Campaign finance reform advocates offered varying assessments of the potential impact of the Supreme Court’s review of an Arizona law for public financing of political candidates.
On Monday, the Supreme Court announced it would review a challenge to the statute, designed to limit the influence of big political spending and special interest campaign contributions (see Gavel Grab). The cases before the court are called McComish v. Bennett and Free Enterprise Club’s Freedom Club PAC v. Bennett.
The Brennan Center for Justice, which is helping defend the law, called the Supreme Court review a “critical turning point”:
“Marking a critical turning point – this will be the first time the Supreme Court has ruled in a public financing case since its decision nearly 35 years ago in Buckley v. Valeo – what the Supreme Court rules in McComish may set the limits for what campaign reform is possible for decades to come.”
The Campaign Legal Center and Democracy 21 issued a statement that emphasizes a narrower perspective:
“To be certain, regardless of how the Court ultimately decides the relatively narrow issue before it in McComish, it will not mark the death of public financing…While some states like Arizona have public financing systems that use trigger funds, other states have successfully implemented public financing systems for decades without trigger funds.”
These extra funds, the two groups explained, flow to a candidate participating in Arizona’s public funding system when a privately funded candidate spends more than limit set under the law, thereby “triggering” the release of additional dollars to his or her opponent.
Fred Wertheimer, president of Democracy 21, suggested that a Supreme Court ruling could take on greater significance if it more broadly addresses public financing laws adopted to curb the threat of corruption in political contests, according to a USA Today article.
There are similar matching fund programs in nine other states, a Christian Science Monitor article reported. In two of the states, federal appeals courts have enjoined the statutes (click here for a Gavel Grab post about Connecticut, and here for a post about Florida).
Critics have challenged the constitutionality of the Arizona provision, contending that giving taxpayer matching funds to qualifying candidates amounts to a penalty on their privately-funded opponents’ speech by inhibiting their fundraising.
“What we’re challenging is a system by which the government provides funding but also puts its thumb on the scales to favor a publicly funded candidate.
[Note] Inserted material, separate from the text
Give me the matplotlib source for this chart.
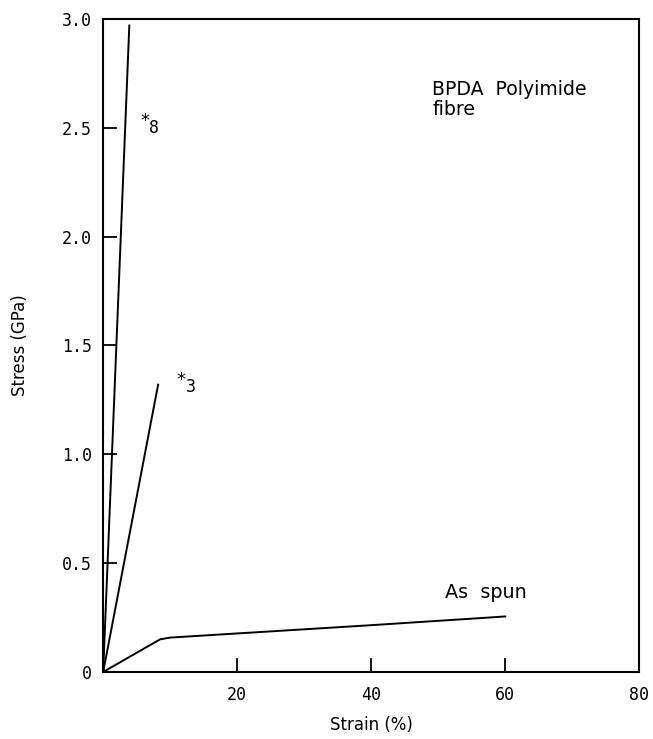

The ultimate decision about whether public financing systems are constitutional is for another day,” said William Maurer of the Institute for Justice, who is counsel to the Arizona Free Enterprise Club’s PAC. He was quoted by National Law Journal.
From the viewpoint of the Campaign Legal Center and Democracy 21, however, the provision is sound. The groups said, “[T]he challenged ‘trigger’ provision merely provides opt-in candidates with additional public funds when they are opposed by high-spending privately-financed candidates and/or independent expenditures. This increases their ability to speak without imposing any limits on the speech of their opponents. The challenged law places no restrictions on campaign fundraising or spending or speech.”
The challengers rely extensively on Supreme Court rulings in Citizens United v. Federal Election Commission and Davis v. Federal Election Commission. To learn more about Citizens United, read a JAS news release about the decision, or the JAS amicus brief; in Davis, the court threw out the so-called “millionaire’s amendment” in federal campaign finance law. That provision boosted limits on contributions to a candidate for Congress if a wealthy opponent spent more than $350,000 from his own pocket on his campaign.
The Brennan Center is a partner of the Justice at Stake Campaign, and the Campaign Legal Center is a JAS partner on state reform issues.